Rockville, Md. — The ADA is asking the U.S. Preventive Services Task Force to make sure to include dental care in the group's upcoming research plan for preventing opioid use disorder.

The task force was established to examine the peer-reviewed evidence for certain clinical preventive services — including screenings, counseling and preventive medications — and to grade the value of providing those services in primary care settings. It was also tasked with rating the strength of the evidence for certain interventions in preventing opioid use disorder in people not currently using opioids.

In comments filed Jan. 15 on the U.S. Preventive Services Task Force's Draft Research Plan for Prevention of Opioid Use Disorder, ADA President Jeffrey M. Cole and Executive Director Kathleen T. O'Loughlin said the Association supports the draft plan but urged the committee to make "all deliberate attempts" to include dental care in its examination of clinical preventive services that can be implemented in primary care settings.

"Most dental specialties perform procedures that may result in acute postoperative pain, including general dentists, pediatric dentists, and oral and maxillofacial surgeons," wrote Drs.
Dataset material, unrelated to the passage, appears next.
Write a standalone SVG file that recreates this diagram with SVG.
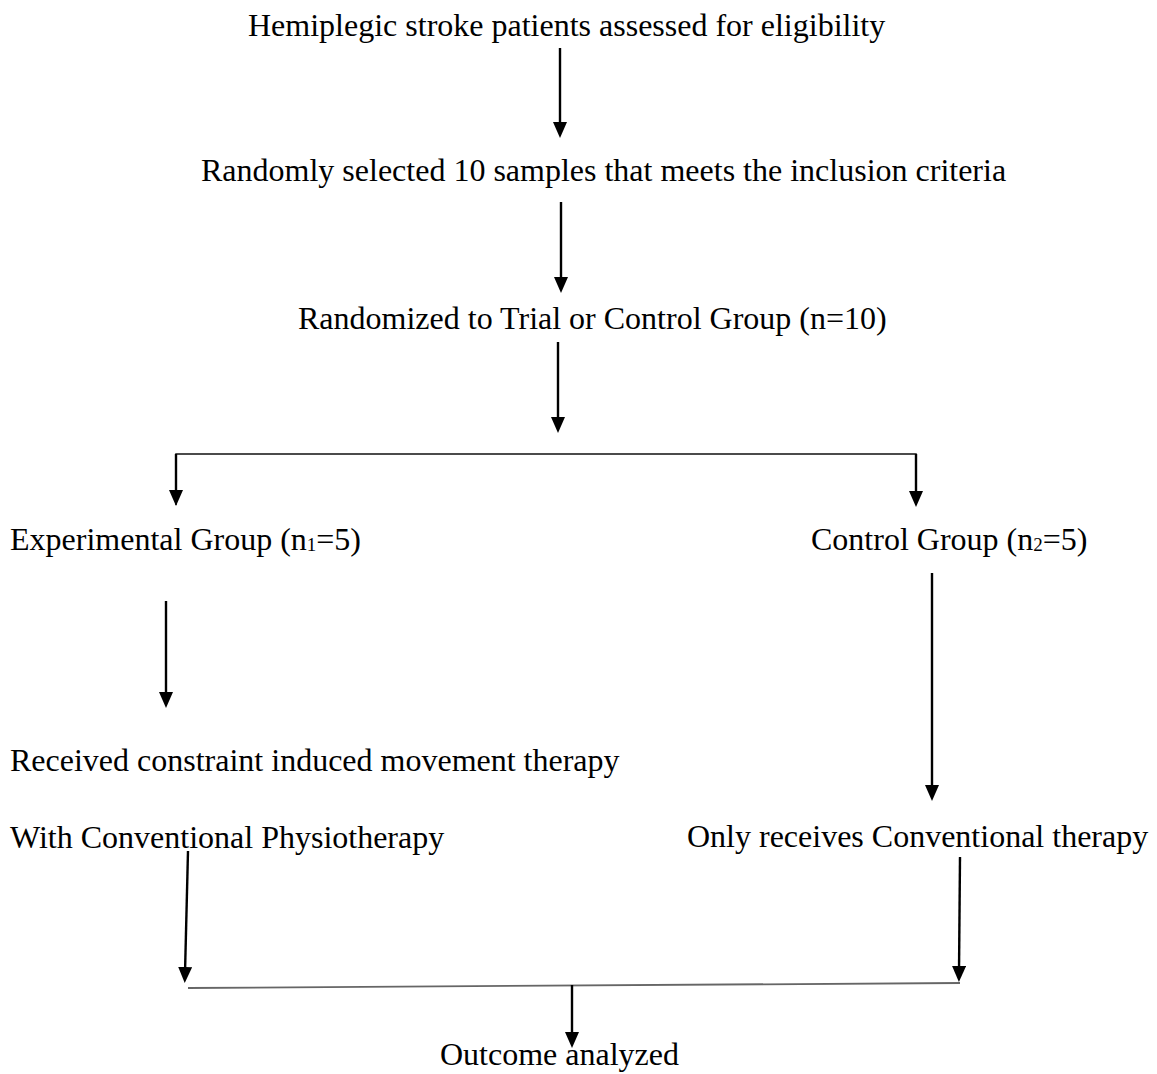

Cole and O'Loughlin. "And opioids may sometimes be medically prescribed, depending on the nature and type of pain. Despite their multiple roles, however, it should not be lost that general and pediatric dentists are also primary care clinicians. Their primary function is to provide comprehensive oral health care beginning before age one and continue doing so throughout the patient's lifetime, with appropriate referrals as necessary."

In the letter, Drs. Cole and O'Loughlin offered to provide committee members with a wide range of the ADA's opioid resources — including peer-reviewed articles and clinical guidelines — to inform their evidence review.

"We have invested considerable time and resources to raise awareness about the opioid crisis and promote safe and effective pain management strategies in dentistry — with and without opioid pain relievers," wrote Drs. Cole and O'Loughlin, adding that since 2012 the ADA has offered free continuing education to help dentists implement strategies to safely and effectively manage pain for patients at risk for drug overdose or addiction.

The ADA also commended the task force for choosing to rate the strength of the evidence for certain primary care interventions to prevent opioid misuse.

"Your final recommendation(s) will be one more tool that primary care clinicians can use to safely and effectively manage postoperative pain while minimizing the risks associated with opioid analgesics," concluded Drs. Cole and O'Loughlin.